Aleksej Sergejevitsj Oevarov

Russisch antropoloog (1825-1884)

Graaf Aleksej Sergejevitsj Oevarov (Russisch: Алексей Сергеевич Уваров; Sint-Petersburg, 28 februari 1825Moskou, 29 december 1884) was een Russische archeoloog. Hij wordt vaak beschouwd als de grondlegger van de studie der Russische prehistorie.

Aleksej Sergejevitsj Oevarov

Biografie bewerken

Oevarov was de zoon van Sergej Semjonovitsj Oevarov, een invloedrijke minister van onderwijs in het Russische Keizerrijk. Al op jonge leeftijd leerde hij vooraanstaande Russische geschiedkundigen als Michail Pogodin en Timofej Granovski kennen. Oevarov studeerde aan de universiteiten van Sint-Petersburg, Berlijn en Heidelberg. Na zijn vaders dood stichtte hij in 1857 de Oevarov-prijs in diens nagedachtenis, door de Russische Academie van Wetenschappen uit te reiken aan verdienstelijke schrijvers en historici.

Hij begon met veldonderzoek in Rostov, Vladimir, Tsjernigov en andere centra van de Kievse Roes. Vanaf 1854 onderzocht hij de Varjaags - Merjaanse nederzetting van Sarskoje gorodisjtsje. De resultaten publiceerde hij als "De Merja en hun levenswijze als getoond door Koergan-opgravingen". Daaropvolgende expedities brachten hem naar Pontisch Olbia, de Krim en Scythisch Neapolis.

Oevarov was van groot belang in de geschiedenis van de Russische Archeologische Sociëteit. In 1864 richtte hij de Moskouse Archeologische Sociëteit op, waarvan hij tot zijn dood de voorzitter was. Iedere drie jaar kwam de vereniging bijeen in een historisch belangrijke Russische stad. Ook hielp hij bij de oprichting van het Nationaal Historisch Museum, met als doel het nationale bewustzijn te versterken.

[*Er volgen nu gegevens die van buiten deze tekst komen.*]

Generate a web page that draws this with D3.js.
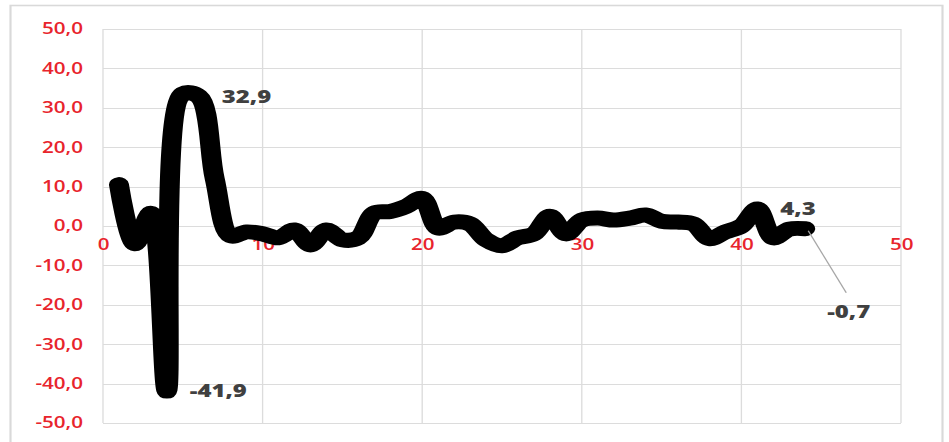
<!DOCTYPE html>
<meta charset="utf-8">
<title>Line chart</title>
<style>

body {
  margin: 0;
  background-color: white;
}

.tick text {
  font-family: "Open Sans", sans-serif;
  font-weight: 600;
  font-size: 15.5px;
  fill: #e8242c;
}

.label {
  font-family: "Open Sans", sans-serif;
  font-weight: 800;
  font-size: 18px;
  fill: #404040;
}

</style>
<body>
<script src="https://d3js.org/d3.v7.min.js"></script>
<script>

var xs = d3.range(1, 45);

var values = [
  10.5, -4.5, 3.2, -41.9, 33.5, 32.9, 12.0, -2.5, -1.5, -2.0,
  -3.0, -1.0, -4.8, -1.0, -3.5, -3.0, 3.3, 3.7, 5.0, 7.0,
  -0.5, 1.0, 0.5, -3.5, -5.0, -3.0, -2.0, 2.5, -2.0, 1.5,
  2.0, 1.5, 2.0, 2.8, 1.2, 1.0, 0.5, -3.2, -1.5, 0.0,
  4.3, -3.0, -0.8, -0.7
];

var xTicks = [0, 10, 20, 30, 40, 50],
    yTicks = [-50, -40, -30, -20, -10, 0, 10, 20, 30, 40, 50];

// points that carry a data label
var labelled = [4, 6, 41];

// the picture is stretched sideways, so draw narrow and scale up
var sx = 1.33;

var width = 949,
    height = 442,
    margin = {top: 29, right: 48, bottom: 19, left: 103};

var svg = d3.select("body").append("svg")
    .attr("width", width)
    .attr("height", height);

var g = svg.append("g")
    .attr("transform", "scale(" + sx + ",1)");

g.append("rect")
    .attr("x", 10.5 / sx)
    .attr("y", 5.5)
    .attr("width", 932 / sx)
    .attr("height", 445)
    .style("fill", "none")
    .style("stroke", "#d9d9d9")
    .style("stroke-width", 1.6);

var x = d3.scaleLinear()
    .domain([0, 50])
    .range([margin.left / sx, (width - margin.right) / sx]);

var y = d3.scaleLinear()
    .domain([-50, 50])
    .range([height - margin.bottom, margin.top]);

var grid = g.append("g")
    .style("stroke", "#dcdcdc")
    .style("stroke-width", 1);

grid.selectAll(".h")
    .data(yTicks)
  .enter().append("line")
    .attr("x1", x(0))
    .attr("x2", x(50))
    .attr("y1", function(d) { return Math.round(y(d)) + .5; })
    .attr("y2", function(d) { return Math.round(y(d)) + .5; });

grid.selectAll(".v")
    .data(xTicks)
  .enter().append("line")
    .attr("y1", y(50))
    .attr("y2", y(-50))
    .attr("x1", function(d) { return x(d); })
    .attr("x2", function(d) { return x(d); });

var fmt = function(d) { return d3.format(".1f")(d).replace(".", ",").replace("−", "-"); };

g.append("g")
    .attr("transform", "translate(" + (x(0) - 20 / sx) + ",0)")
    .call(d3.axisLeft(y).tickValues(yTicks).tickSize(0).tickPadding(0).tickFormat(fmt))
    .call(function(a) { a.select(".domain").remove(); })
    .selectAll("text")
    .attr("text-anchor", "end");

g.append("g")
    .attr("transform", "translate(0," + y(0) + ")")
    .call(d3.axisBottom(x).tickValues(xTicks).tickSize(0).tickFormat(d3.format("d")))
    .call(function(a) { a.select(".domain").remove(); })
    .selectAll("text")
    .attr("dy", "1.35em");

var line = d3.line()
    .x(function(d, i) { return x(xs[i]); })
    .y(function(d) { return y(d); })
    .curve(d3.curveCatmullRom.alpha(0.5));

g.append("path")
    .datum(values)
    .attr("d", line)
    .style("fill", "none")
    .style("stroke", "black")
    .style("stroke-width", 15)
    .style("stroke-linejoin", "round")
    .style("stroke-linecap", "round");

g.selectAll(".label")
    .data(labelled)
  .enter().append("text")
    .attr("class", "label")
    .attr("x", function(d) { return x(d) + 23 / sx; })
    .attr("y", function(d) { return y(values[d - 1]); })
    .attr("dy", "0.35em")
    .text(function(d) { return fmt(values[d - 1]); });

// last point, label pulled away with a leader line
var last = xs.length;
g.append("line")
    .attr("x1", x(last) + 3 / sx)
    .attr("y1", y(values[last - 1]) + 2)
    .attr("x2", x(last) + 41 / sx)
    .attr("y2", y(values[last - 1]) + 64)
    .style("stroke", "#a6a6a6")
    .style("stroke-width", 1);

g.append("text")
    .attr("class", "label")
    .attr("x", x(last) + 22 / sx)
    .attr("y", y(values[last - 1]) + 83)
    .attr("dy", "0.35em")
    .text(fmt(values[last - 1]));

</script>
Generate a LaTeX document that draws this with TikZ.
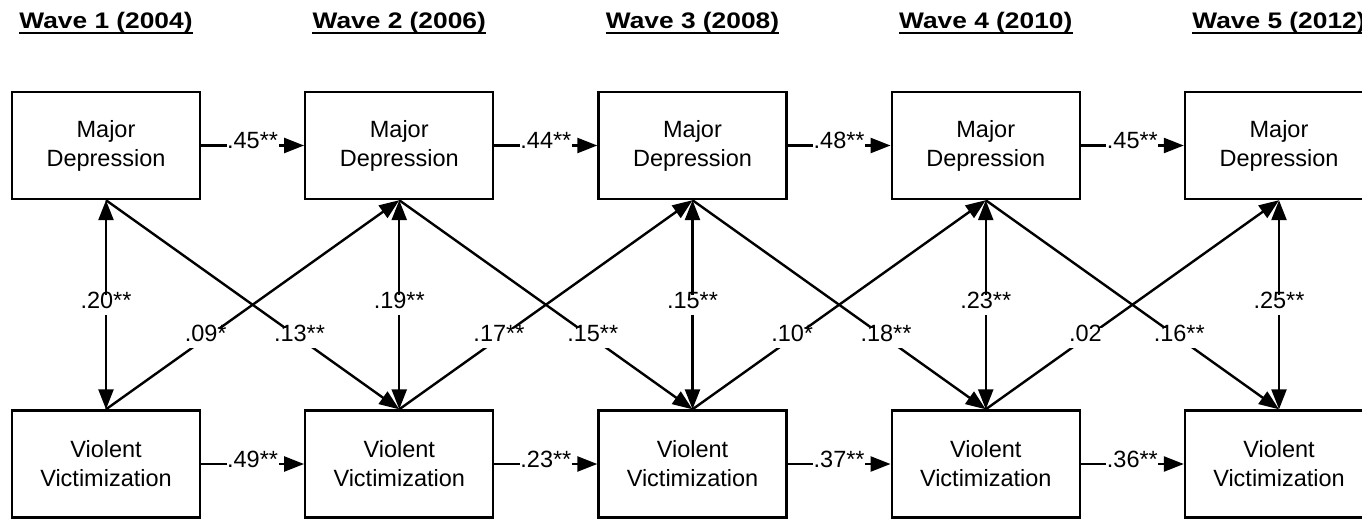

Hoewel zijn oordeel niet altijd juist bleek en zijn onderzoeksmethoden naar huidige standaarden nog amateuristisch lijken, bevorderde Oevarovs werk in grote mate de kennis van de pre-Slavische culturen van Europees Rusland. Het tweedelige "Russische archeologie in de prehistorische periode" bevat zijn omlijning van de prehistorie van Oost-Europa.